Write every line out verbatim and omit the pictures.

## START DATA SHOWN

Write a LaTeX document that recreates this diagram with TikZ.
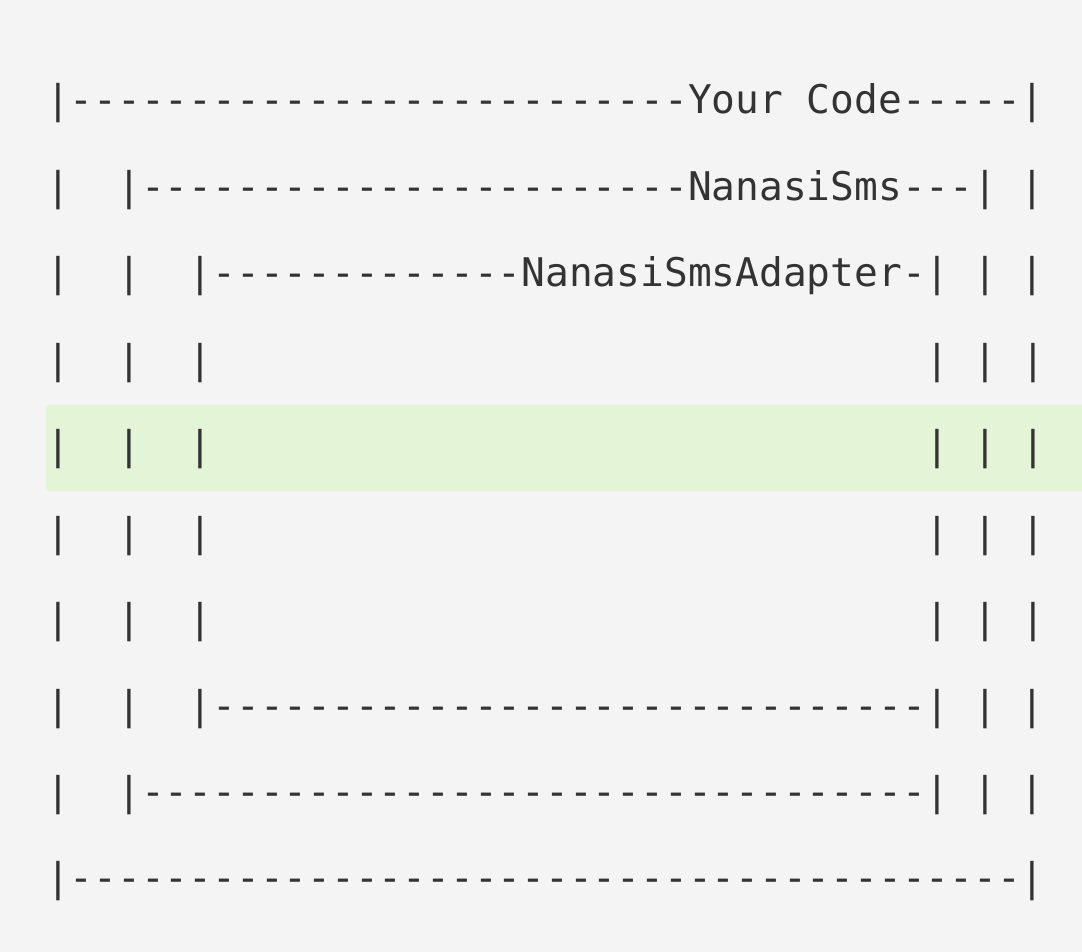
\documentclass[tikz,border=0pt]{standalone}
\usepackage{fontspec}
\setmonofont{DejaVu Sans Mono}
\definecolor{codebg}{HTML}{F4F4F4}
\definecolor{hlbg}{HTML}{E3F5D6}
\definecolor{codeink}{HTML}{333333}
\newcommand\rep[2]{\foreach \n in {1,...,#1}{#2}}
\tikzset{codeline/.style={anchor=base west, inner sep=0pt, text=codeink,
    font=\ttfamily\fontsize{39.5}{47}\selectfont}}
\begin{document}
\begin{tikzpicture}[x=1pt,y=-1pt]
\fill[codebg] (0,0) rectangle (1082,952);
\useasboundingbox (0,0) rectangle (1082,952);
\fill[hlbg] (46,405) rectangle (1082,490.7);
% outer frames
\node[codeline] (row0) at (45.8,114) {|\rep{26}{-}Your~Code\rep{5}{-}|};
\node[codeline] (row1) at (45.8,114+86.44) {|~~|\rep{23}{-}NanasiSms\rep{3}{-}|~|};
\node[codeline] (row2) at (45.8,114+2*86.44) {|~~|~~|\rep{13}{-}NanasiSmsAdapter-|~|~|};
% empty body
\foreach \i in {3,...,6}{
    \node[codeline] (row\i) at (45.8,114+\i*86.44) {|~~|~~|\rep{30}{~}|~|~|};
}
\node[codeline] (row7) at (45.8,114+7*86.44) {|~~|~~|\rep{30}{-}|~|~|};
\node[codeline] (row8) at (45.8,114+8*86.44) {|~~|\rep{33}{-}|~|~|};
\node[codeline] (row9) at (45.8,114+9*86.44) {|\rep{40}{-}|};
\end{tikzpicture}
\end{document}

## END DATA SHOWN

RESPONSE FOR THIS EXERCISE
Write a LaTeX document that recreates this diagram with TikZ.
\documentclass[tikz,border=0pt]{standalone}
\usepackage{fontspec}
\setmonofont{DejaVu Sans Mono}
\definecolor{codebg}{HTML}{F4F4F4}
\definecolor{hlbg}{HTML}{E3F5D6}
\definecolor{codeink}{HTML}{333333}
\newcommand\rep[2]{\foreach \n in {1,...,#1}{#2}}
\tikzset{codeline/.style={anchor=base west, inner sep=0pt, text=codeink,
    font=\ttfamily\fontsize{39.5}{47}\selectfont}}
\begin{document}
\begin{tikzpicture}[x=1pt,y=-1pt]
\fill[codebg] (0,0) rectangle (1082,952);
\useasboundingbox (0,0) rectangle (1082,952);
\fill[hlbg] (46,405) rectangle (1082,490.7);
% outer frames
\node[codeline] (row0) at (45.8,114) {|\rep{26}{-}Your~Code\rep{5}{-}|};
\node[codeline] (row1) at (45.8,114+86.44) {|~~|\rep{23}{-}NanasiSms\rep{3}{-}|~|};
\node[codeline] (row2) at (45.8,114+2*86.44) {|~~|~~|\rep{13}{-}NanasiSmsAdapter-|~|~|};
% empty body
\foreach \i in {3,...,6}{
    \node[codeline] (row\i) at (45.8,114+\i*86.44) {|~~|~~|\rep{30}{~}|~|~|};
}
\node[codeline] (row7) at (45.8,114+7*86.44) {|~~|~~|\rep{30}{-}|~|~|};
\node[codeline] (row8) at (45.8,114+8*86.44) {|~~|\rep{33}{-}|~|~|};
\node[codeline] (row9) at (45.8,114+9*86.44) {|\rep{40}{-}|};
\end{tikzpicture}
\end{document}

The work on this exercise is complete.